The economy is growing at a modest pace and the consumer discretionary sector is heading well, with growth projected for the remainder of the year. This is because a strengthening economy and better job prospects are supportive of economically sensitive sectors like consumer discretionary, which typically perform well in a maturing economic cycle.

Below we discuss some strong reasons for investing in consumer discretionary ETFs now.

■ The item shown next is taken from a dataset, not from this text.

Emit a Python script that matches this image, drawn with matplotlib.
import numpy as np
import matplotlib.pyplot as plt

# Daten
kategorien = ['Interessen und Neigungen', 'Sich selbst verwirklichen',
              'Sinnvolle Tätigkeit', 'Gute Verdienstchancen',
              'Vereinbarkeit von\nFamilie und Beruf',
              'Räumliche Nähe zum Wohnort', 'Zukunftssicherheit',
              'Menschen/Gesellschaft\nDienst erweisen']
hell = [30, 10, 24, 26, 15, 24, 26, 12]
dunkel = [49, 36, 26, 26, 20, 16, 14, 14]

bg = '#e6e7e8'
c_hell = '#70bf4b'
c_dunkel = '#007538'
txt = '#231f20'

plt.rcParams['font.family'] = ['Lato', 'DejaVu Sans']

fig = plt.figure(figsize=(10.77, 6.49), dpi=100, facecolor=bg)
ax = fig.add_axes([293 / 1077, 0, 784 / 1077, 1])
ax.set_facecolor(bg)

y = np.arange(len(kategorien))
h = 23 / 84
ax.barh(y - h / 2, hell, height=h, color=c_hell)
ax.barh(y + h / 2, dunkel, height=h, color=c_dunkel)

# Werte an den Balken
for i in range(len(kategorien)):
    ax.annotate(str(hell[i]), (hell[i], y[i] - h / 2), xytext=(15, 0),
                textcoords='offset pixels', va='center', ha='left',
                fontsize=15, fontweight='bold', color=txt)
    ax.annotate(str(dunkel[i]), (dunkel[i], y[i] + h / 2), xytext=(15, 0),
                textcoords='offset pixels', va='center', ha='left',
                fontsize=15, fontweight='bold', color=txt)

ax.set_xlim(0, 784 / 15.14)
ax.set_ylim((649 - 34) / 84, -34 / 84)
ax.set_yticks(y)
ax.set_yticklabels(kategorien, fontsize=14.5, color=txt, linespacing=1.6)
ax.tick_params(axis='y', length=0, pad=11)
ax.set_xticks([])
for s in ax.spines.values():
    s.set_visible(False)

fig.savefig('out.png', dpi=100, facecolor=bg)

Encouraging Industry Trends

Consumer discretionary has been the best performing sector from a year-to-date look. Notably, the ultra-popular Consumer Discretionary Select Sector SPDR Fund (XLY – ETF report), which tracks the Consumer Discretionary Select Sector Index, is up modestly 0.7%. After all, cheap fuel and rising income are leading to fatty wallets, which along with an improving U.S. economy, better job prospects and increasing consumer confidence are making the segment a great space to stay invested in (see: all the Consumer Discretionary ETFs here).

Consumer spending, which accounts for more than two-thirds of U.S. economic activity, rose 0.4% in August, indicating the improving health of the consumer sector. Additionally, the recent consumer sentiment survey has also been extremely positive with the latest reading surpassing expectations. The monthly Consumer Confidence Index, measured by the Conference Board, climbed to 103 in September from a revised 101.3 in August.

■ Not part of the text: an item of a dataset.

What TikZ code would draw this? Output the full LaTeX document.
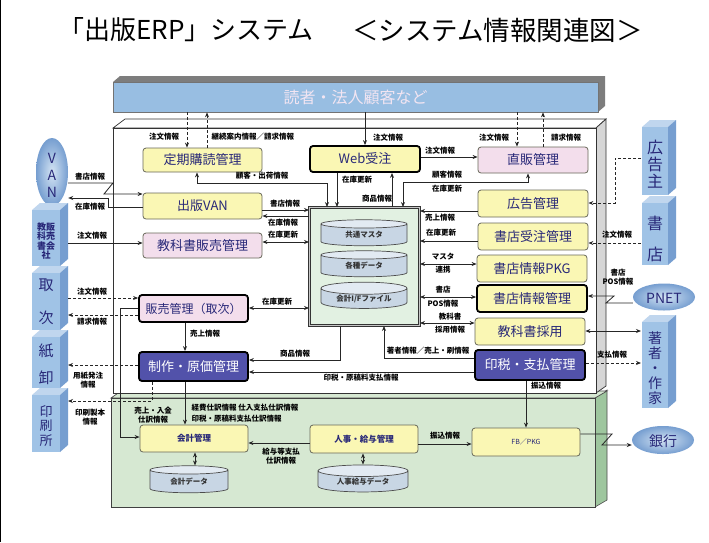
\documentclass[tikz,border=0pt]{standalone}
\usepackage{fontspec}
\setmainfont{Noto Sans CJK JP}
\usetikzlibrary{arrows.meta,shapes.geometric}
\definecolor{ylw}{RGB}{250,247,180}
\definecolor{ylwedge}{RGB}{105,105,90}
\definecolor{pnk}{RGB}{243,222,236}
\definecolor{vio}{RGB}{82,82,170}
\definecolor{navy}{RGB}{40,40,120}
\definecolor{barblue}{RGB}{152,190,226}
\definecolor{barshadow}{RGB}{125,125,125}
\definecolor{entfront}{RGB}{160,195,230}
\definecolor{entside}{RGB}{118,158,208}
\definecolor{enttop}{RGB}{192,214,238}
\definecolor{grnfront}{RGB}{214,232,210}
\definecolor{grnside}{RGB}{158,198,158}
\definecolor{dbfill}{RGB}{226,241,226}
\definecolor{cylfill}{RGB}{200,214,228}
\definecolor{cyltop}{RGB}{226,234,242}
\definecolor{sidegray}{RGB}{214,214,214}
\newcommand{\entbox}[4]{%
  \fill[enttop] (#1,#2) -- (#1+8,#2-7) -- (#3+8,#2-7) -- (#3,#2) -- cycle;
  \fill[entside] (#3,#2) -- (#3+8,#2-7) -- (#3+8,#4-7) -- (#3,#4) -- cycle;
  \fill[entfront] (#1,#2) rectangle (#3,#4);}
\tikzset{
  box/.style={rounded corners=3pt, draw=ylwedge, line width=0.8pt, text=navy,
    font=\fontsize{13}{14}\selectfont, inner sep=1pt},
  ybox/.style={box, fill=ylw},
  pbox/.style={box, fill=pnk},
  vbox/.style={box, fill=vio, text=white, draw=black, line width=1.8pt},
  heavy/.style={draw=black, line width=1.8pt},
  lbl/.style={font=\fontsize{7.5}{9}\selectfont\bfseries, inner sep=0.5pt, align=center, text=black},
  arr/.style={-{Stealth[length=5pt,width=4pt]}, line width=0.8pt, draw=black!85},
  darr/.style={{Stealth[length=5pt,width=4pt]}-{Stealth[length=5pt,width=4pt]}, line width=0.8pt, draw=black!85},
  dsh/.style={dash pattern=on 3pt off 2pt},
  cyl/.style={cylinder, shape border rotate=90, aspect=0.22, draw=black!70, line width=0.7pt,
    cylinder uses custom fill, cylinder body fill=cylfill, cylinder end fill=cyltop,
    font=\fontsize{7.5}{8}\selectfont\bfseries, text=black!80, inner sep=0pt},
  anch/.style={inner sep=0pt, outer sep=0pt},
  enttxt/.style={text=navy, align=center, inner sep=0pt},
  disc/.style={ellipse, shade, inner color=white!55!entfront, outer color=entside, inner sep=0pt},
}
\begin{document}
\begin{tikzpicture}[x=1pt,y=-1pt]
\useasboundingbox (0,0) rectangle (709,542);
\fill[white] (0,0) rectangle (709,542);
\draw[black, line width=1pt] (0.5,0) -- (0.5,542);

% title
\node[anchor=west, font=\fontsize{26}{26}\selectfont, inner sep=0] (t1) at (58,30) {「出版ERP」システム};
\node[anchor=west, font=\fontsize{26.5}{26}\selectfont, inner sep=0] (t2) at (352,30) {＜システム情報関連図＞};

% green bottom area
\fill[grnside] (595,398) -- (607,390) -- (607,500) -- (595,507) -- cycle;
\draw[black!70, line width=0.6pt] (595,398) -- (607,390) -- (607,500) -- (595,507);
\draw[black!70, line width=0.7pt, fill=grnfront] (111,398) -- (121,391) -- (607,391) -- (595,398) -- cycle;
\draw[black!75, line width=0.8pt, fill=grnfront] (111,398) rectangle (595,507);

% white main box
\draw[black!80, line width=0.7pt, fill=white] (113,128) -- (125,119) -- (606,119) -- (596,128) -- cycle;
\draw[black!80, line width=0.7pt, fill=sidegray] (596,128) -- (606,119) -- (606,386) -- (596,393) -- cycle;
\draw[black!80, line width=0.8pt, fill=white] (113,128) rectangle (596,393);

% top bar
\fill[barshadow] (113,82) -- (120,76) -- (605,76) -- (605,106) -- (598,112) -- (598,82) -- cycle;
\node[fill=barblue, draw=black!55, line width=0.6pt, minimum width=485pt, minimum height=30pt, inner sep=0,
  text=white!90!violet, font=\fontsize{16}{16}\selectfont] (topbar) at (355.5,97) {読者・法人顧客など};

% left entities
\node[disc, minimum width=32pt, minimum height=68pt] (van) at (52,172) {};
\node[enttxt, font=\fontsize{14}{17}\selectfont] (vant) at (52,175) {V\\A\\N};
\entbox{32}{210}{60}{266}
\node[anch, minimum width=36pt, minimum height=56pt] (kyohansha) at (50,238) {};
\node[enttxt, font=\fontsize{9}{9.6}\selectfont\bfseries] (kyohanshat) at (46,241) {教販\\科売\\書会\\社};
\entbox{32}{273}{60}{330}
\node[anch, minimum width=36pt, minimum height=57pt] (tori) at (50,301.5) {};
\node[enttxt, font=\fontsize{15}{33}\selectfont] (torit) at (46,302) {取\\次};
\entbox{32}{337}{60}{388}
\node[anch, minimum width=36pt, minimum height=51pt] (kami) at (50,362.5) {};
\node[enttxt, font=\fontsize{15}{27}\selectfont] (kamit) at (46,364) {紙\\卸};
\entbox{32}{395}{60}{452}
\node[anch, minimum width=36pt, minimum height=57pt] (insatsu) at (50,423.5) {};
\node[enttxt, font=\fontsize{13}{14.5}\selectfont] (insatsut) at (46,426) {印\\刷\\所};

% right entities
\entbox{642}{127}{668}{195}
\node[anch, minimum width=36pt, minimum height=68pt] (koukokunushi) at (659,161) {};
\node[enttxt, font=\fontsize{16}{17}\selectfont] (koukokunushit) at (655,164) {広\\告\\主};
\entbox{642}{203}{668}{265}
\node[anch, minimum width=36pt, minimum height=62pt] (shoten) at (659,234) {};
\node[enttxt, font=\fontsize{16}{31}\selectfont] (shotent) at (655,239) {書\\店};
\node[disc, minimum width=62pt, minimum height=27pt] (pnet) at (664,297) {};
\node[enttxt, font=\fontsize{14}{14}\selectfont] (pnett) at (664,298) {PNET};
\entbox{642}{322}{668}{408}
\node[anch, minimum width=36pt, minimum height=86pt] (chosha) at (659,365) {};
\node[enttxt, font=\fontsize{14}{15}\selectfont] (choshat) at (655,368) {著\\者\\・\\作\\家};
\node[disc, minimum width=62pt, minimum height=28pt] (ginko) at (663,440) {};
\node[enttxt, font=\fontsize{14}{14}\selectfont] (ginkot) at (663,441) {銀行};

% left column boxes
\node[ybox, minimum width=119pt, minimum height=24pt] (teiki) at (202.5,160) {定期購読管理};
\node[ybox, minimum width=119pt, minimum height=26pt] (svan) at (202.5,206) {出版VAN};
\node[pbox, minimum width=119pt, minimum height=25pt] (kyohan) at (202.5,245.5) {教科書販売管理};
\node[pbox, heavy, minimum width=109pt, minimum height=27pt, font=\fontsize{12}{13}\selectfont] (hanbai) at (193.5,308.5) {販売管理（取次）};
\node[vbox, minimum width=109pt, minimum height=29pt] (seisaku) at (193.5,366.5) {制作・原価管理};

% center
\node[ybox, heavy, minimum width=110pt, minimum height=26pt] (web) at (365,159) {Web受注};
\node[draw=black!80, line width=0.9pt, double=gray!45, double distance=1.2pt, fill=dbfill,
  minimum width=110pt, minimum height=118pt, inner sep=0] (db) at (364.5,266.5) {};
\node[cyl, minimum width=86pt, minimum height=26pt] (cyla) at (364,235) {共通マスタ};
\node[cyl, minimum width=86pt, minimum height=26pt] (cylb) at (364,266) {各種データ};
\node[cyl, minimum width=86pt, minimum height=26pt] (cylc) at (364,298.5) {会計I/Fファイル};

% right column boxes
\node[pbox, minimum width=110pt, minimum height=26pt] (chokuhan) at (533,160) {直販管理};
\node[ybox, minimum width=110pt, minimum height=27pt] (kokoku) at (533,203.5) {広告管理};
\node[ybox, minimum width=110pt, minimum height=27pt] (shjuchu) at (533,236.5) {書店受注管理};
\node[ybox, minimum width=110pt, minimum height=27pt] (pkg) at (532,268.5) {書店情報PKG};
\node[ybox, heavy, minimum width=110pt, minimum height=27pt] (shjoho) at (532,298.5) {書店情報管理};
\node[ybox, minimum width=110pt, minimum height=27pt] (kyosaiyo) at (530,331.5) {教科書採用};
\node[vbox, minimum width=110pt, minimum height=30pt] (inzei) at (530,365) {印税・支払管理};

% bottom boxes
\node[ybox, minimum width=108pt, minimum height=27pt, font=\fontsize{8.5}{9}\selectfont\bfseries] (kaikei) at (194,438.5) {会計管理};
\node[cyl, minimum width=78pt, minimum height=27pt] (kdata) at (189,481.5) {会計データ};
\node[ybox, minimum width=108pt, minimum height=28pt, font=\fontsize{8.5}{9}\selectfont\bfseries] (jinji) at (364,439) {人事・給与管理};
\node[cyl, minimum width=90pt, minimum height=27pt] (jdata) at (363,481.5) {人事給与データ};
\node[ybox, minimum width=108pt, minimum height=28pt, font=\fontsize{7}{8}\selectfont] (fb) at (526,442) {FB／PKG};

% ---------- connectors ----------
\draw[arr,dsh] (topbar.south -| 187,0) -- (teiki.north -| 187,0);
\draw[arr,dsh] (teiki.north -| 207,0) -- (topbar.south -| 207,0);
\draw[arr] (topbar.south -| web.north) -- (web.north);
\draw[arr,dsh] (topbar.south -| 517,0) -- (chokuhan.north -| 517,0);
\draw[arr,dsh] (chokuhan.north -| 543,0) -- (topbar.south -| 543,0);
\draw[arr] (web.east |- 0,157) -- (chokuhan.west |- 0,157);
\draw[darr] (teiki.south -| 197,0) |- (327,183) -- (db.north -| 327,0);
\draw[arr] (web.south -| 337,0) -- (db.north -| 337,0);
\draw[arr] (db.north -| 392,0) -- (web.south -| 392,0);
\draw[darr] (chokuhan.south -| 528,0) |- (403,182) -- (db.north -| 403,0);
\draw[arr] (van.east |- 0,183) -- (113,183) -- (104,194) -- (svan.west |- 0,194);
\draw[arr] (svan.west |- 0,207) -- (108,207) -- (108,198) -- (van.east |- 0,198);
\draw[arr] (svan.east |- 0,210) -- (db.west |- 0,210);
\draw[arr] (db.west |- 0,216) -- (svan.east |- 0,216);
\draw[darr] (kyohan.east |- 0,242) -- (db.west |- 0,242);
\draw[arr] (kyohansha.east |- 0,243) -- (kyohan.west |- 0,243);
\draw[arr,dsh] (tori.east |- 0,298) -- (hanbai.west |- 0,298);
\draw[arr,dsh] (hanbai.west |- 0,315) -- (tori.east |- 0,315);
\draw[darr] (hanbai.east |- 0,308) -- (db.west |- 0,308);
\draw[arr] (hanbai.south -| 185,0) -- (seisaku.north -| 185,0);
\draw[arr,dsh] (seisaku.west |- 0,365) -- (kami.east |- 0,365);
\draw[arr,dsh] (seisaku.south -| 152,0) |- (insatsu.east |- 0,401);
\draw[arr] (db.south -| 340,0) |- (seisaku.east |- 0,360);
\draw[arr] (inzei.west |- 0,372) -- (seisaku.east |- 0,372);
\draw[arr] (inzei.west |- 0,358) -| (db.south -| 384,0);
\draw[arr] (kokoku.west |- 0,211) -- (db.east |- 0,211);
\draw[arr] (shjuchu.west |- 0,241) -- (db.east |- 0,241);
\draw[darr] (db.east |- 0,264) -- (pkg.west |- 0,264);
\draw[darr] (db.east |- 0,297) -- (shjoho.west |- 0,297);
\draw[darr] (db.east |- 0,323) -- (kyosaiyo.west |- 0,323);
\draw[arr,dsh] (koukokunushi.west |- 0,158) -| (615,203) -- (kokoku.east |- 0,203);
\draw[arr,dsh] (shoten.west |- 0,243) -- (shjuchu.east |- 0,243);
\draw[arr] (pnet.west |- 0,303) -- (606,303) -- (614,296) -- (shjoho.east |- 0,296);
\draw[darr] (kyosaiyo.east |- 0,331) -- (chosha.west |- 0,331);
\draw[arr,dsh] (inzei.east |- 0,363) -- (chosha.west |- 0,363);
\draw[arr] (inzei.south -| 526,0) -- (fb.north -| 526,0);
\draw[arr] (fb.east |- 0,434) -- (612,434) -- (602,445) -- (ginko.west |- 0,445);
\draw[arr] (jinji.west |- 0,443) -- (kaikei.east |- 0,443);
\draw[arr] (jinji.east |- 0,444) -- (fb.west |- 0,444);
\draw[darr] (kaikei.south -| 195,0) -- (kdata.north -| 195,0);
\draw[darr] (jinji.south -| 363,0) -- (jdata.north -| 363,0);
\draw[arr] (hanbai.west) -| (120,437) -- (kaikei.west |- 0,437);
\draw[arr] (seisaku.south -| 185,0) -- (kaikei.north -| 185,0);

% ---------- labels ----------
\node[lbl] (l1) at (164,137) {注文情報};
\node[lbl, anchor=west] (l2) at (211,137) {継続案内情報／請求情報};
\node[lbl] (l3) at (388,138) {注文情報};
\node[lbl] (l4) at (494,138) {注文情報};
\node[lbl] (l5) at (566,138) {請求情報};
\node[lbl] (l6) at (440,151) {注文情報};
\node[lbl] (l7) at (262,176) {顧客・出荷情報};
\node[lbl] (l8) at (357,180) {在庫更新};
\node[lbl] (l9) at (377,199) {商品情報};
\node[lbl] (l10) at (447,175) {顧客情報};
\node[lbl] (l11) at (447,189) {在庫更新};
\node[lbl] (l12) at (90,177) {書店情報};
\node[lbl] (l13) at (90,207) {在庫情報};
\node[lbl] (l14) at (285,204) {書店情報};
\node[lbl] (l15) at (283,223) {在庫情報};
\node[lbl] (l16) at (283,235) {在庫更新};
\node[lbl] (l17) at (92,236) {注文情報};
\node[lbl] (l18) at (92,292) {注文情報};
\node[lbl] (l19) at (92,322) {請求情報};
\node[lbl] (l20) at (277,302) {在庫更新};
\node[lbl] (l21) at (205,334) {売上情報};
\node[lbl] (l22) at (88,380) {用紙発注\\情報};
\node[lbl] (l23) at (90,417) {印刷製本\\情報};
\node[lbl] (l24) at (295,354) {商品情報};
\node[lbl] (l25) at (361,378) {印税・原稿料支払情報};
\node[lbl] (l26) at (428,351) {著者情報／売上・刷情報};
\node[lbl] (l27) at (440,218) {売上情報};
\node[lbl] (l28) at (441,233) {在庫更新};
\node[lbl] (l29) at (443,257) {マスタ};
\node[lbl] (l30) at (443,270) {連携};
\node[lbl] (l31) at (443,290) {書店};
\node[lbl] (l32) at (443,304) {POS情報};
\node[lbl] (l33) at (450,317) {教科書};
\node[lbl] (l34) at (450,330) {採用情報};
\node[lbl] (l35) at (617,235) {注文情報};
\node[lbl] (l36) at (618,277) {書店\\POS情報};
\node[lbl] (l37) at (612,355) {支払情報};
\node[lbl] (l38) at (546,386) {振込情報};
\node[lbl] (l39) at (153,415) {売上・入金\\仕訳情報};
\node[lbl, anchor=west] (l40) at (191,408) {経費仕訳情報\ 仕入支払仕訳情報};
\node[lbl, anchor=west] (l41) at (191,419) {印税・原稿料支払仕訳情報};
\node[lbl] (l42) at (281,456) {給与等支払\\仕訳情報};
\node[lbl] (l43) at (445,436) {振込情報};
\end{tikzpicture}
\end{document}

The University of Michigan consumer sentiment index rose to 92.1 in early October from 87.2 in September, indicating that economic recovery is on track despite the twin attacks of a strong dollar and weak global demand that have hurt the industrial sector, especially manufacturing.

Holiday Optimism

With Halloween around the corner and Christmas just eight weeks away, the consumer discretionary sector is expected to gain the most from the holiday shopping season.

The National Retail Federation (NRF) expects sales in November and December (excluding autos, gas and restaurant) to grow at a solid pace of 3.7%. Though this marks a deceleration from the last year’s growth rate of 4.1%, it is well above the 10-year average of 2.5%. A recent survey by Gallup showed that Americans intend to spend an average $812 on gifts this holiday season, up from $781 last year and the highest expected spending since 2007.

Positive comments from some of the leading retailers confirmed this trend. In fact, the world’s largest retailer Wal-Mart (WMT – Analyst Report) has kicked in a layaway program two weeks earlier, providing shoppers 90 days’ credit instead of 60 previously while Target (TGT – Analyst Report) has expanded its price-match policy from 5 to 29. Additionally, the second largest courier company FedEx (FDX – Analyst Report) is seeking a 12.4% rise in shipments to a record of 317 million from Black Friday through Christmas Eve.